Records with drawing code:
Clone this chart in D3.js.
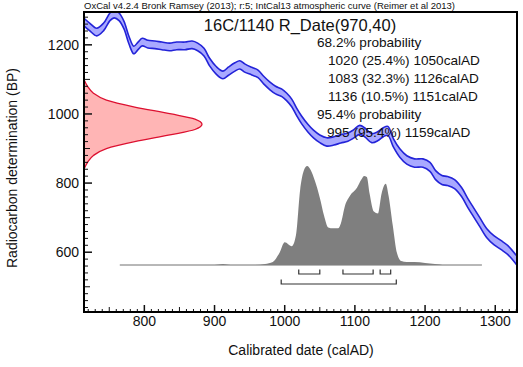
<!DOCTYPE html>
<html lang="en">
<head>
<meta charset="UTF-8">
<title>R_Date calibration</title>
<script src="https://d3js.org/d3.v7.min.js"></script>
<style>
    body { margin: 0; background: #fff; font-family: "Liberation Sans", Arial, sans-serif; }
    svg { display: block; }
    text { fill: #111; }
</style>
</head>
<body>
<svg id="chart" width="523" height="367"></svg>
<script>
// IntCal13 curve (cal AD, BP, 1 sigma)
const calYears = [714, 722, 732, 742, 751, 757, 764, 771, 778, 785, 791, 797, 805, 815, 825, 836, 846, 858, 868, 876,
    885, 893, 902, 912, 920, 929, 936, 943, 953, 962, 970, 979, 987, 996, 1003, 1010, 1017, 1024, 1033, 1041,
    1050, 1060, 1070, 1080, 1090, 1098, 1107, 1115, 1124, 1133, 1141, 1147, 1155, 1164, 1174, 1185, 1197, 1207, 1215, 1224,
    1232, 1242, 1252, 1261, 1269, 1278, 1288, 1298, 1308, 1318, 1331];
const calBP = [1266, 1252, 1237, 1252, 1281, 1289, 1281, 1257, 1214, 1185, 1197, 1208, 1202, 1200, 1197, 1194, 1197, 1197, 1200, 1194,
    1179, 1150, 1127, 1113, 1124, 1136, 1142, 1133, 1124, 1116, 1098, 1081, 1069, 1061, 1049, 1032, 1006, 983, 959, 942,
    928, 919, 922, 928, 933, 942, 954, 945, 930, 936, 948, 951, 916, 887, 867, 858, 858, 847, 823, 809,
    806, 797, 774, 742, 716, 687, 655, 635, 621, 606, 575];
const calSigma = [11, 11, 11, 11, 11, 11, 11, 11, 11, 11, 11, 11, 11, 11, 11, 11, 11, 11, 11, 11,
    11, 11, 11, 11, 12, 12, 12, 12, 11, 11, 11, 11, 11, 11, 11, 11, 11, 11, 11, 11,
    11, 12, 12, 12, 12, 12, 13, 13, 13, 13, 13, 13, 12, 12, 12, 12, 12, 13, 13, 13,
    13, 13, 13, 13, 13, 13, 13, 13, 13, 13, 13];

// Radiocarbon measurement 970 +/- 40 BP, relative density
const dateBP = [1100, 1080, 1060, 1040, 1020, 1000, 985, 970, 955, 940, 920, 900, 880, 860, 840];
const dateDensity = [0.0, 0.03, 0.08, 0.19, 0.43, 0.74, 0.94, 1.0, 0.94, 0.74, 0.43, 0.19, 0.08, 0.03, 0.0];

// Calibrated probability, relative
const postYears = [765, 880, 900, 912, 923, 958, 972, 983, 993, 1000, 1010, 1016, 1022, 1027, 1032, 1037, 1043, 1050, 1056, 1062,
    1069, 1076, 1080, 1086, 1093, 1103, 1109, 1113, 1117, 1121, 1127, 1133, 1138, 1144, 1148, 1154, 1160, 1166, 1174, 1185,
    1200, 1214, 1228, 1281];
const postProb = [0, 0, 0, 0.01, 0, 0, 0.01, 0.03, 0.13, 0.23, 0.19, 0.30, 0.76, 0.95, 1.0, 0.96, 0.85, 0.68, 0.50, 0.38,
    0.37, 0.37, 0.42, 0.60, 0.70, 0.78, 0.86, 0.90, 0.89, 0.72, 0.54, 0.52, 0.72, 0.82, 0.70, 0.40, 0.12, 0.04, 0.03, 0.03,
    0.02, 0.01, 0, 0];

const ranges68 = [[1020, 1050], [1083, 1126], [1136, 1151]];
const ranges95 = [[995, 1159]];

const headerText = "OxCal v4.2.4 Bronk Ramsey (2013); r:5; IntCal13 atmospheric curve (Reimer et al 2013)";
const titleText = "16C/1140 R_Date(970,40)";
const rangeLines = ["68.2% probability", "1020 (25.4%) 1050calAD", "1083 (32.3%) 1126calAD", "1136 (10.5%) 1151calAD",
    "95.4% probability", "995 (95.4%) 1159calAD"];
const xTicks = [800, 900, 1000, 1100, 1200, 1300];
const yTicks = [600, 800, 1000, 1200];

const svg = d3.select("#chart");
const pL = 84, pR = 517, pT = 12, pB = 312;

const x = d3.scaleLinear().domain([714, 1331]).range([pL, pR]);
const y = d3.scaleLinear().domain([427, 1295]).range([pB, pT]);
const dens = d3.scaleLinear().domain([0, 1]).range([pL, 202]);
const prob = d3.scaleLinear().domain([0, 1]).range([265, 166]);

svg.append("clipPath").attr("id", "plot")
    .append("rect").attr("x", pL).attr("y", pT).attr("width", pR - pL).attr("height", pB - pT);
const plot = svg.append("g").attr("clip-path", "url(#plot)");

// calibration curve band
const cal = calYears.map((yr, i) => ({ yr, bp: calBP[i], sd: calSigma[i] }));
plot.append("path").datum(cal)
    .attr("fill", "#a9a9ff")
    .attr("d", d3.area().x(d => x(d.yr)).y0(d => y(d.bp - d.sd)).y1(d => y(d.bp + d.sd)).curve(d3.curveCatmullRom));
[1, -1].forEach(s => {
    plot.append("path").datum(cal)
        .attr("fill", "none").attr("stroke", "#2323d8").attr("stroke-width", 1.6)
        .attr("d", d3.line().x(d => x(d.yr)).y(d => y(d.bp + s * d.sd)).curve(d3.curveCatmullRom));
});

// radiocarbon date on the y axis
const dd = dateBP.map((bp, i) => ({ bp, p: dateDensity[i] }));
plot.append("path").datum(dd)
    .attr("fill", "#ffb5b5")
    .attr("d", d3.area().y(d => y(d.bp)).x0(dens(0)).x1(d => dens(d.p)).curve(d3.curveMonotoneY));
plot.append("path").datum(dd)
    .attr("fill", "none").attr("stroke", "#dd1030").attr("stroke-width", 1.3)
    .attr("d", d3.line().y(d => y(d.bp)).x(d => dens(d.p)).curve(d3.curveMonotoneY));

// calibrated distribution
const post = postYears.map((yr, i) => ({ yr, p: postProb[i] }));
plot.append("line")
    .attr("x1", x(postYears[0])).attr("x2", x(postYears[postYears.length - 1]))
    .attr("y1", prob(0)).attr("y2", prob(0))
    .attr("stroke", "#707070").attr("stroke-width", 1);
plot.append("path").datum(post)
    .attr("fill", "#7f7f7f")
    .attr("d", d3.area().x(d => x(d.yr)).y0(prob(0)).y1(d => prob(d.p)).curve(d3.curveMonotoneX));

// range brackets
function bracket(ranges, yy) {
    ranges.forEach(r => {
        svg.append("path")
            .attr("d", `M${x(r[0])},${yy - 4.5}V${yy}H${x(r[1])}V${yy - 4.5}`)
            .attr("fill", "none").attr("stroke", "#333").attr("stroke-width", 1.2);
    });
}
bracket(ranges68, 274);
bracket(ranges95, 284);

// ticks, drawn inside the frame
const xt = svg.append("g").attr("stroke", "#111");
d3.range(720, 1331, 10).forEach(v => {
    const len = v % 100 === 0 ? 7 : (v % 50 === 0 ? 5 : 3);
    xt.append("line").attr("x1", x(v)).attr("x2", x(v)).attr("y1", pB).attr("y2", pB - len)
        .attr("stroke-width", v % 100 === 0 ? 1.5 : 1);
});
const yt = svg.append("g").attr("stroke", "#111");
d3.range(440, 1295, 20).forEach(v => {
    const len = v % 200 === 0 ? 8 : (v % 100 === 0 ? 6 : 4);
    yt.append("line").attr("x1", pL).attr("x2", pL + len).attr("y1", y(v)).attr("y2", y(v))
        .attr("stroke-width", v % 200 === 0 ? 1.5 : 1);
});

svg.append("rect").attr("x", pL).attr("y", pT).attr("width", pR - pL).attr("height", pB - pT)
    .attr("fill", "none").attr("stroke", "#000").attr("stroke-width", 2);

// tick labels
svg.selectAll(".xl").data(xTicks).join("text")
    .attr("x", d => x(d)).attr("y", 326).attr("text-anchor", "middle")
    .style("font-size", "14px").text(d => d);
svg.selectAll(".yl").data(yTicks).join("text")
    .attr("x", 79).attr("y", d => y(d) + 5).attr("text-anchor", "end")
    .style("font-size", "14px").text(d => d);

// axis titles
svg.append("text").attr("x", 301).attr("y", 355).attr("text-anchor", "middle")
    .style("font-size", "14px").text("Calibrated date (calAD)");
svg.append("text").attr("transform", "translate(17,168) rotate(-90)").attr("text-anchor", "middle")
    .style("font-size", "14px").text("Radiocarbon determination (BP)");

// header and title
svg.append("text").attr("x", 84).attr("y", 9)
    .attr("textLength", 371).attr("lengthAdjust", "spacingAndGlyphs")
    .style("font-size", "9px").text(headerText);
svg.append("text").attr("x", 300).attr("y", 31).attr("text-anchor", "middle")
    .style("font-size", "16.5px").text(titleText);

svg.selectAll(".rl").data(rangeLines).join("text")
    .attr("x", d => d.includes("probability") ? 317 : (d.startsWith("995") ? 327 : 328))
    .attr("y", (d, i) => 47 + i * 18)
    .style("font-size", "13.6px").text(d => d);
</script>
</body>
</html>
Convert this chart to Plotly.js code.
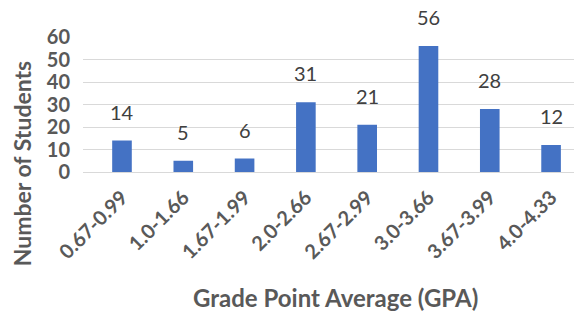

Prompt:
The records are above. How many lines in them contain the word "chart"? Give the number alone.

Problem solution:
4